World's Tallest Building Causing Earthquakes?
IZ Reloaded writes "A geologist thinks that the increase in the number of earthquakes in Taiwan is due to Taipei 101, the world's tallest building. CNN reports: 'Lin said Taipei 101 weighed 700,000 tons and estimated stress from vertical loading on its foundation at 4.7 bars, of which some would be transferred to the earth's upper crust due to extremely soft sedimentary rocks beneath the Taipei basin. If a fault is about to crack, then a little pressure can trigger an earthquake. It's like the last straw that breaks the camel's back.'" More from The Guardian.
Bit of a misleading headline. Taipei 101 may be the world's tallest building (by some definitions), but it's not the largest. The Pentagon is larger by floor area and several buildings are much larger by volume. Wikipedia has more.
List of world's tallest structures. The tallest structure is a TV mast in eastern North Dakota. Taipei 101 is the tallest skyscraper unless you count the masts on top of the Sears Tower, and then that one wins out. See this article for more details.
The Pentagon is the world's largest office building. The largest building by volume is the Boeing plant that manufactures 747's, 767's, and 777's in Washington. The NASA Vehicle Assembly Building is second or third.
But as far as pressure on the bedrock, I would have no problem accepting that Taipei 101 tops the list. It is an extremely big skyscraper on a relatively very small footprint.
This is called induced seismicity, and I really would be surprised if a mere 700,000 tons could trigger it. It's a real problem with dams and the enormous weight of water in their reservoirs, and no doubt keeps the project managers of the Three Gorges Dam awake at night (the dam is built on a fault line).
One of the unique features of manhattan (actually, most of NYC, esp. the Bronx) is lots of bedrock, real close. When we were tunneling for the 3rd water tunnel, the rock was hitting 16,000psi - 20,000psi, if I remember correct. That's so hard that it's unbelievable.

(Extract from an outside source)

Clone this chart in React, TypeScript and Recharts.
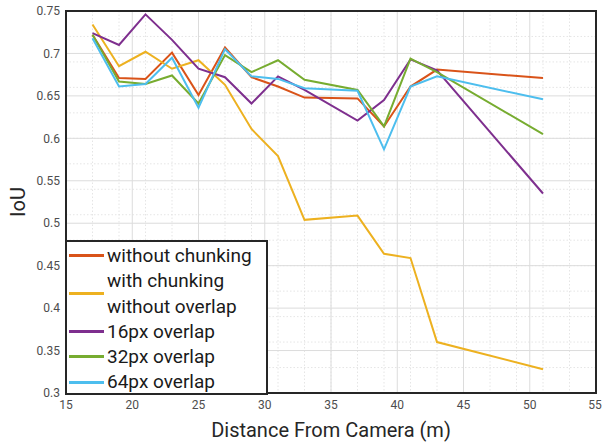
import React from 'react';
import { LineChart, Line, XAxis, YAxis, CartesianGrid, Legend } from 'recharts';

const distances = [17, 19, 21, 23, 25, 27, 29, 31, 33, 37, 39, 41, 43, 51];
const withoutChunking = [0.722, 0.671, 0.670, 0.701, 0.651, 0.707, 0.672, 0.661, 0.648, 0.647, 0.614, 0.661, 0.681, 0.671];
const chunkNoOverlap = [0.734, 0.685, 0.702, 0.682, 0.692, 0.663, 0.611, 0.579, 0.504, 0.509, 0.464, 0.459, 0.360, 0.328];
const overlap16 = [0.724, 0.710, 0.746, 0.716, 0.682, 0.672, 0.641, 0.673, 0.657, 0.621, 0.645, 0.693, 0.680, 0.535];
const overlap32 = [0.722, 0.667, 0.664, 0.674, 0.641, 0.698, 0.678, 0.692, 0.669, 0.657, 0.614, 0.694, 0.678, 0.605];
const overlap64 = [0.718, 0.661, 0.664, 0.695, 0.636, 0.705, 0.673, 0.670, 0.659, 0.656, 0.587, 0.661, 0.673, 0.646];

const xTicks = [15, 20, 25, 30, 35, 40, 45, 50, 55];
const yTicks = [0.3, 0.35, 0.4, 0.45, 0.5, 0.55, 0.6, 0.65, 0.7, 0.75];
const xDomain = [15, 55];
const yDomain = [0.3, 0.75];

const seriesDefs = [
  { key: 's1', label: ['without chunking'], color: '#D95319', values: withoutChunking },
  { key: 's2', label: ['with chunking', 'without overlap'], color: '#EDB120', values: chunkNoOverlap },
  { key: 's3', label: ['16px overlap'], color: '#7E2F8E', values: overlap16 },
  { key: 's4', label: ['32px overlap'], color: '#77AC30', values: overlap32 },
  { key: 's5', label: ['64px overlap'], color: '#4DBEEE', values: overlap64 },
];

const data = distances.map((dist, i) => {
  const row: any = { dist };
  seriesDefs.forEach((s) => (row[s.key] = s.values[i]));
  return row;
});

const minorX: number[] = [];
for (let v = 15; v <= 55; v += 1) minorX.push(v);
const minorY: number[] = [];
for (let i = 30; i <= 75; i += 1) minorY.push(i / 100);

const FONT = 'Roboto, "DejaVu Sans", sans-serif';
const AX = '#262626';
const fmtY = (v: number) => String(Number(Number(v).toFixed(2)));

const BottomTick = (p: any) => (
  <text x={p.x} y={p.y} dy="0.71em" textAnchor="middle" fontSize={12} fontFamily={FONT} fill="#4d4d4d">
    {p.payload.value}
  </text>
);
const LeftTick = (p: any) => (
  <text x={p.x} y={p.y} dy="0.355em" textAnchor="end" fontSize={12} fontFamily={FONT} fill="#4d4d4d">
    {fmtY(p.payload.value)}
  </text>
);

const LegendBox = () => (
  <div
    style={{
      position: 'absolute',
      left: 65,
      top: 240,
      width: 199,
      height: 151,
      border: `2px solid ${AX}`,
      background: '#fff',
      fontFamily: FONT,
      fontSize: 19,
      color: '#1a1a1a',
      boxSizing: 'content-box',
      zIndex: 2,
    }}
  >
    <div style={{ height: 1 }} />
    {seriesDefs.map((s) => (
      <div key={s.key} style={{ position: 'relative', height: 25.3 * s.label.length, lineHeight: '25.3px' }}>
        <div
          style={{
            position: 'absolute',
            left: 2,
            top: (25.3 * s.label.length) / 2 - 1.5,
            width: 35,
            height: 3,
            background: s.color,
          }}
        />
        <div style={{ position: 'absolute', left: 40, top: 0, whiteSpace: 'nowrap' }}>
          {s.label.map((t) => (
            <div key={t}>{t}</div>
          ))}
        </div>
      </div>
    ))}
  </div>
);

export default function App() {
  return (
    <div style={{ position: 'absolute', left: 0, top: 0, width: 603, height: 443, background: '#fff' }}>
      <LineChart width={603} height={443} data={data} margin={{ top: 10, right: 6, bottom: 0, left: 0 }}>
        <CartesianGrid
          verticalValues={minorX}
          horizontalValues={minorY}
          stroke="#dedede"
          strokeDasharray="1.5 2"
          strokeWidth={0.8}
        />
        <CartesianGrid verticalValues={xTicks} horizontalValues={yTicks} stroke="#dcdcdc" strokeWidth={1} />
        <XAxis
          dataKey="dist"
          type="number"
          domain={xDomain}
          ticks={xTicks}
          allowDataOverflow
          height={50}
          tickSize={-5}
          tickMargin={12}
          axisLine={false}
          tickLine={false}
          tick={BottomTick}
          label={{
            content: (props: any) => {
              const vb = props.viewBox || { x: 66, y: 393, width: 530 };
              return (
                <text
                  x={vb.x + vb.width / 2}
                  y={vb.y + 43.5}
                  textAnchor="middle"
                  fontSize={20}
                  fontFamily={FONT}
                  fill={AX}
                >
                  Distance From Camera (m)
                </text>
              );
            },
          }}
        />
        <XAxis
          xAxisId="top"
          orientation="top"
          dataKey="dist"
          type="number"
          domain={xDomain}
          ticks={xTicks}
          height={1}
          tick={false}
          axisLine={false}
          tickLine={false}
        />
        <YAxis
          type="number"
          domain={yDomain}
          ticks={yTicks}
          allowDataOverflow
          width={66}
          tickSize={-5}
          tickMargin={11}
          axisLine={false}
          tickLine={false}
          tick={LeftTick}
          label={{
            content: (props: any) => {
              const vb = props.viewBox || { x: 0, y: 11, height: 382 };
              const cx = vb.x + 24.5;
              const cy = vb.y + vb.height / 2;
              return (
                <text
                  x={cx}
                  y={cy}
                  transform={`rotate(-90 ${cx} ${cy})`}
                  textAnchor="middle"
                  fontSize={20}
                  fontFamily={FONT}
                  fill={AX}
                >
                  IoU
                </text>
              );
            },
          }}
        />
        <YAxis
          yAxisId="right"
          orientation="right"
          type="number"
          domain={yDomain}
          ticks={yTicks}
          width={1}
          tick={false}
          axisLine={false}
          tickLine={false}
        />
        {seriesDefs.map((s) => (
          <Line
            key={s.key}
            dataKey={s.key}
            name={s.label.join(' ')}
            stroke={s.color}
            strokeWidth={2}
            dot={false}
            activeDot={false}
            isAnimationActive={false}
          />
        ))}
        <Legend content={() => <LegendBox />} wrapperStyle={{ position: 'absolute', left: 0, top: 0, width: 0, height: 0 }} />
      </LineChart>
      <div
        style={{
          position: 'absolute',
          left: 65,
          top: 10,
          width: 532,
          height: 384,
          border: `2px solid ${AX}`,
          boxSizing: 'border-box',
          pointerEvents: 'none',
          background: 'transparent',
          zIndex: 1,
        }}
      />
    </div>
  );
}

You don't drive piles in manhattan, shit just bottoms out on rock so fast it hurts. Spread footings, caissons with rock sockets, that's what you use.
the end result is that the load is distributed so far it doesn't matter.

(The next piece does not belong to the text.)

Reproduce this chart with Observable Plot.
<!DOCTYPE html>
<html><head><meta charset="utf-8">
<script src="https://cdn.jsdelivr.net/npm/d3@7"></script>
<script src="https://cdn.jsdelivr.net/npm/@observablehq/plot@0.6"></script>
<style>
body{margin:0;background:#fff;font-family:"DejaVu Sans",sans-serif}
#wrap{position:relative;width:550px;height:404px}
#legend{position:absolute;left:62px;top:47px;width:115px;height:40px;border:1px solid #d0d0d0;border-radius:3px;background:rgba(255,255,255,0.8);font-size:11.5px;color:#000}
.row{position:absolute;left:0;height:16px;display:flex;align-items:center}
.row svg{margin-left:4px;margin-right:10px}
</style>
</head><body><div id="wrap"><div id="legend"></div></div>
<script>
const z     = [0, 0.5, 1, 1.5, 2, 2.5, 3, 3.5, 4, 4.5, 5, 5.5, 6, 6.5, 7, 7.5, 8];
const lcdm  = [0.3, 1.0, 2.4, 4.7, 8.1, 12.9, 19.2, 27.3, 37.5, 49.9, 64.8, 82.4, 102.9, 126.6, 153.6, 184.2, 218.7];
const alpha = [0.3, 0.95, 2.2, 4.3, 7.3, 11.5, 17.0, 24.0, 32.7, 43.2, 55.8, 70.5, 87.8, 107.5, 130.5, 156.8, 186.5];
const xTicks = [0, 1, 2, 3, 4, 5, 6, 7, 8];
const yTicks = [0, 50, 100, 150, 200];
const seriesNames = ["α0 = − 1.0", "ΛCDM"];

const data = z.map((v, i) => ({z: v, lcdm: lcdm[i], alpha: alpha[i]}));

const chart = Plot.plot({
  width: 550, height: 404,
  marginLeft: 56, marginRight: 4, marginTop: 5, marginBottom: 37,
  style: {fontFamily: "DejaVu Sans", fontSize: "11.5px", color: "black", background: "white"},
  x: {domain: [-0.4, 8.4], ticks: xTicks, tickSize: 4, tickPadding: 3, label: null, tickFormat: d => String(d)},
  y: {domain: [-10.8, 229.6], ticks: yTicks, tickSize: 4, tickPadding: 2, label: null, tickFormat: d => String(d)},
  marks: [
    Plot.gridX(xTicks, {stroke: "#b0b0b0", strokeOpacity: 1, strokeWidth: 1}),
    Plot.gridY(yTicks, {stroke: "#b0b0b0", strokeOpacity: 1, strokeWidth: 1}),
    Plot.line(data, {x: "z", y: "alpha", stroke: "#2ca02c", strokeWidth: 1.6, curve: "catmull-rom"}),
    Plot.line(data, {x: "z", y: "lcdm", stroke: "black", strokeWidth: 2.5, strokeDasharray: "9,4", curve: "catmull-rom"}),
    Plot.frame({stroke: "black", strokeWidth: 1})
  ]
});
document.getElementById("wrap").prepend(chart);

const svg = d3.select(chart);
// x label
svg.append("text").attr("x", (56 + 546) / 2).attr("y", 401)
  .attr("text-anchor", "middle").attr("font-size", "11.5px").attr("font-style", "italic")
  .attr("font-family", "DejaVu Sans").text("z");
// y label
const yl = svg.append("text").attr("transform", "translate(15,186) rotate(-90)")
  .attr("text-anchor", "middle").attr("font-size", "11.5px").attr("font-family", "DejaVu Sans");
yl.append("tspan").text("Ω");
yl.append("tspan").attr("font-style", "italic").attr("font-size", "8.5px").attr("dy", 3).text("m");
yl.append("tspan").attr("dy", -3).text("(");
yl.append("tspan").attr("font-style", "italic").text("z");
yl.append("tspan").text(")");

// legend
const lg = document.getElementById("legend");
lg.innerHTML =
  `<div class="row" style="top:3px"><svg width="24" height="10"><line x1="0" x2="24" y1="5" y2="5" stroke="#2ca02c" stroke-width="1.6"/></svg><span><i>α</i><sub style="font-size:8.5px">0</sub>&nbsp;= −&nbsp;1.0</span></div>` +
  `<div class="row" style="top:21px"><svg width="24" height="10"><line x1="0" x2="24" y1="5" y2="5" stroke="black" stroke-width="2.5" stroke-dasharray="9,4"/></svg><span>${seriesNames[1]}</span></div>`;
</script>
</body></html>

I think I need a new sig here.
We can't have a big impact on nature? Okay since you mentioned the New Orleans levees, here you go.u re5/
http://magma.nationalgeographic.com/ngm/0410/feat
By screwing with nature we caused all that damage during Katrina, that article was written a year ago. It had been known for decades that we'd been screwing up the whole region and eventually it was gonna come back and get us. Naaah... we can't really have much of an impact... Whoah! Hey where'd the Aral Sea go?
http://unimaps.com/aral-sea/index.html
Mods, why is this guy a 5? Induced Seismicity is explained several times in other posts... are you too busy trying to protect your "We can't hurt the earth" biases?